Doctors urge residents to take precautions


— Steamboat Springs may be miles away from the furious wildfires near Denver and Glenwood Springs, but smoke drifting into the area has spurred local doctors and health officials to warn people to take health precautions if smoke conditions worsen.

"The main message is that it's here. There's a reasonable chance in the next few weeks or months we're going to experience (smoke) in Steamboat more," Dr. Steven Ross of Sleeping Bear Pediatrics said. "We are getting those chemicals they are drifting up."

Many people close to the fires are reporting respiratory problems due to the smoke. The fatal asthma attack of one Colorado Springs woman may have been linked to smoke from the Hayman wildfire, reports have said.

Not nearly as many people in the Steamboat area have been affected by smoke from the wildfires, Ross said. But he said that a handful have: He's spoken with at least six people in the past few days who have had problems breathing due to smoke in the area. Ross said there are also increased reports of respiratory problems in Hayden and Craig.

Smoke from wildfires has particles and chemicals that can irritate a person's lungs, making it difficult to breathe and causing other respiratory problems such as coughing, wheezing, chest pain and eye, nose and throat irritation.

People that have health conditions such as asthma, emphysema and heart conditions are especially at risk, Ross said. He said local residents with those conditions should take their prescription medications regularly and should not be afraid to contact their doctors if their conditions worsen.

"If you do develop a cough, shortness of breath or wheezing, it would be good to contact your physicians," Ross said.

Young children, the elderly and people with respiratory infections such as colds or flus should also take special precautions if air quality in the region becomes worse from the fires.

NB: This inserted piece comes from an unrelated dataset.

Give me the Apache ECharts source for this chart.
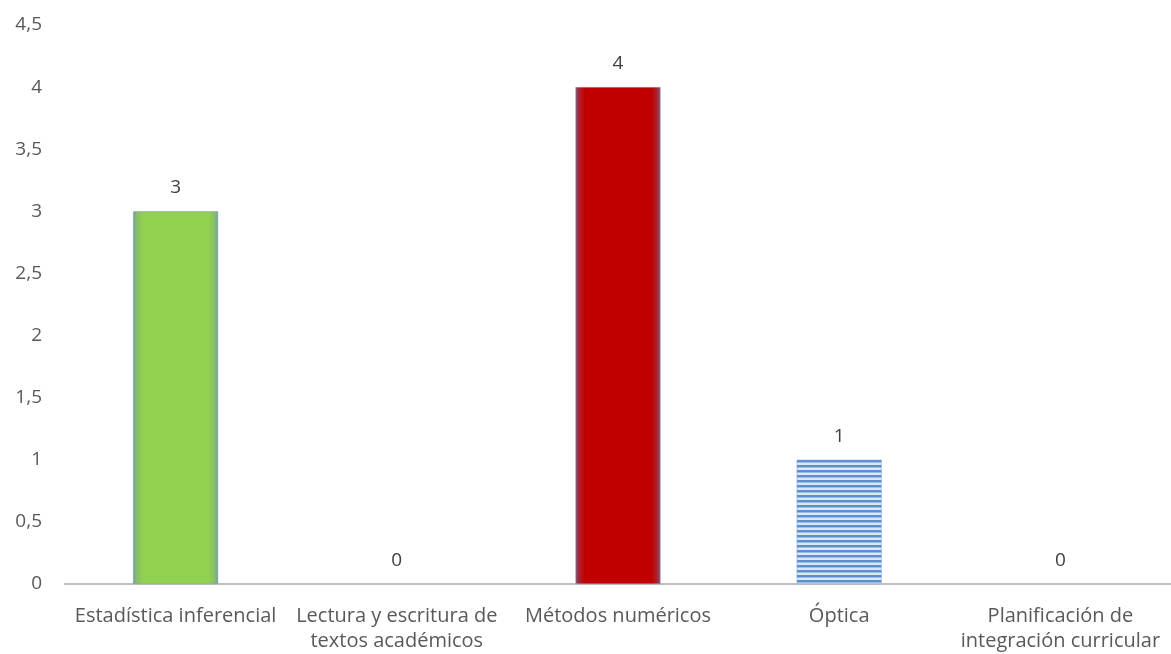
<!DOCTYPE html>
<html>
<head>
<meta charset="utf-8">
<script src="https://cdn.jsdelivr.net/npm/echarts@6/dist/echarts.min.js"></script>
<style>
html,body{margin:0;padding:0;background:#fff;}
#chart{width:1171px;height:654px;}
</style>
</head>
<body>
<div id="chart"></div>
<script>
const categories = [
  "Estadística inferencial",
  "Lectura y escritura de\ntextos académicos",
  "Métodos numéricos",
  "Óptica",
  "Planificación de\nintegración curricular"
];
const values = [3, 0, 4, 1, 0];
const yTicks = [0, 0.5, 1, 1.5, 2, 2.5, 3, 3.5, 4, 4.5];

// striped pattern for the "Óptica" bar
const pc = document.createElement('canvas');
pc.width = 10; pc.height = 5;
const pctx = pc.getContext('2d');
pctx.fillStyle = '#dce7f5'; pctx.fillRect(0,0,10,5);
pctx.fillStyle = '#5b8fd1'; pctx.fillRect(0,0,10,2);
pctx.fillStyle = '#9dbbe3'; pctx.fillRect(0,2,10,1);

function edgeGrad(edge, mid, center) {
  return {
    type: 'linear', x: 0, y: 0, x2: 1, y2: 0,
    colorStops: [
      {offset: 0, color: edge},
      {offset: 0.04, color: mid},
      {offset: 0.11, color: center},
      {offset: 0.89, color: center},
      {offset: 0.96, color: mid},
      {offset: 1, color: edge}
    ]
  };
}
const styles = [
  {color: edgeGrad('#729f94', '#86bd6c', '#92d050'), borderColor: '#7a9fb0', borderWidth: 0.5},
  {color: '#5b8fd1'},
  {color: edgeGrad('#80587c', '#a8242f', '#c00000'), borderColor: '#8a98c0', borderWidth: 0.5},
  {color: {image: pc, repeat: 'repeat'}, borderColor: '#7fa3d6', borderWidth: 0.5},
  {color: '#5b8fd1'}
];

const chart = echarts.init(document.getElementById('chart'), null, {renderer: 'canvas'});
const font = '"Open Sans", "Noto Sans", sans-serif';
chart.setOption({
  animation: false,
  backgroundColor: '#ffffff',
  grid: {left: 65, right: 0, top: 25, bottom: 70, containLabel: false},
  xAxis: {
    type: 'category',
    data: categories,
    axisLine: {lineStyle: {color: '#bfbfbf', width: 2}},
    axisTick: {show: false},
    axisLabel: {color: '#595959', fontSize: 20, fontFamily: font, interval: 0, margin: 20, lineHeight: 25}
  },
  yAxis: {
    type: 'value',
    min: yTicks[0], max: yTicks[yTicks.length - 1], interval: 0.5,
    splitLine: {show: false},
    axisLine: {show: false},
    axisTick: {show: false},
    axisLabel: {
      color: '#595959', fontSize: 19, fontFamily: font, margin: 23,
      formatter: v => String(v).replace('.', ',')
    }
  },
  series: [{
    type: 'bar',
    barWidth: 85,
    data: values.map((v, i) => ({value: v, itemStyle: styles[i]})),
    label: {
      show: true, position: 'top', distance: 14,
      color: '#404040', fontSize: 19, fontFamily: font
    }
  }]
});
</script>
</body>
</html>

If ash or smoke is visible, officials advise people stay indoors with the windows closed and use an air filter if they can.

If a significant amount of smoke can be seen in the air, even if it's far away, it is a good idea to keep outdoor exercise at a moderate level, officials said.

Susan Bowl, R.N., is the public health nurse manager for Routt and Moffatt counties. Bowl said the public health department has not received any health complaints about smoke yet but people should still be wary.

"Any time there's any large pollutants in the air, people with lung problems such as lung cancer, emphysema and asthma are more at risk of developing lung problems," Bowl said.

Conditions in Steamboat so far have not been unhealthy, said Michael Zopf, environmental health director for Routt County.

"I'm not seeing the types of (pollutant) levels that would indicate a risk to public health," Zopf said. "There has been quite a bit of material in the air but we have not approached the threshold that would indicate a violation of national ambient air quality standards for particulate matter."

The air quality standards Zopf referred to are set by the EPA and apply to the entire nation. The highest level that particulate matter 10 microns or less in size can reach over a 24-hour period is 150 micrograms of particulate in each cubic meter of air.

On Wednesday in Steamboat, Zopf said the level was about 40, which is typical for this type of year. He also said that even over the weekend when skies in the area were hazy, the amount of particulates in the area did not exceed the EPA threshold.

Zopf said he agreed that residents should still take caution, especially if conditions worsen or if fires flare up closer to the city.

"If you do have a respiratory problem," Zopf said, "(the smoke) certainly can be a problem."